Kemp argued that, instead, the central focus should be on fostering expanded economic opportunity through reductions in marginal tax rates. Ronald Reagan made Kemp's idea the principal domestic proposal of his 1980 presidential campaign, enacted it after being elected, and it has been the Republicans' central economic focus ever since.

Kemp was a graduate of Occidental College in Los Angeles. He gave a series of lectures there while I was serving as editor of the campus newspaper. So, I was able to follow him around and get to know him a little. His intellectual appetite for information and policy analysis was nearly exhausting.
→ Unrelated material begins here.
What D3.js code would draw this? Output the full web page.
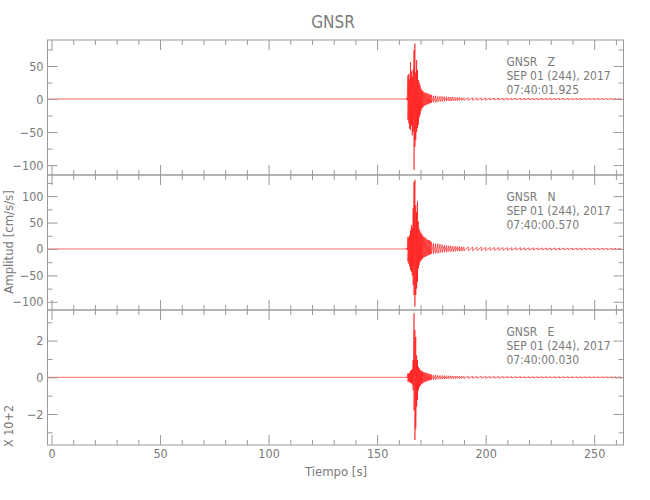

Kemp practiced a different kind of politics, as well. Newt Gingrich and Karl Rove sought Republican victories by highlighting divisions in which more people sided with Republicans than Democrats.

Kemp was frankly bored when talking to Republican and conservative groups, people who agreed with him. His politics was that of an evangelist. He was always trying to make converts.

He passionately believed that expanding private-sector opportunity was a better way to help the disadvantaged than government programs. His sincerity and commitment to building better ladders to success for those at the bottom were transparent.

As Republicans consider how to regroup and regain political traction, they would do very well to try to recapture the spirit of Jack Kemp.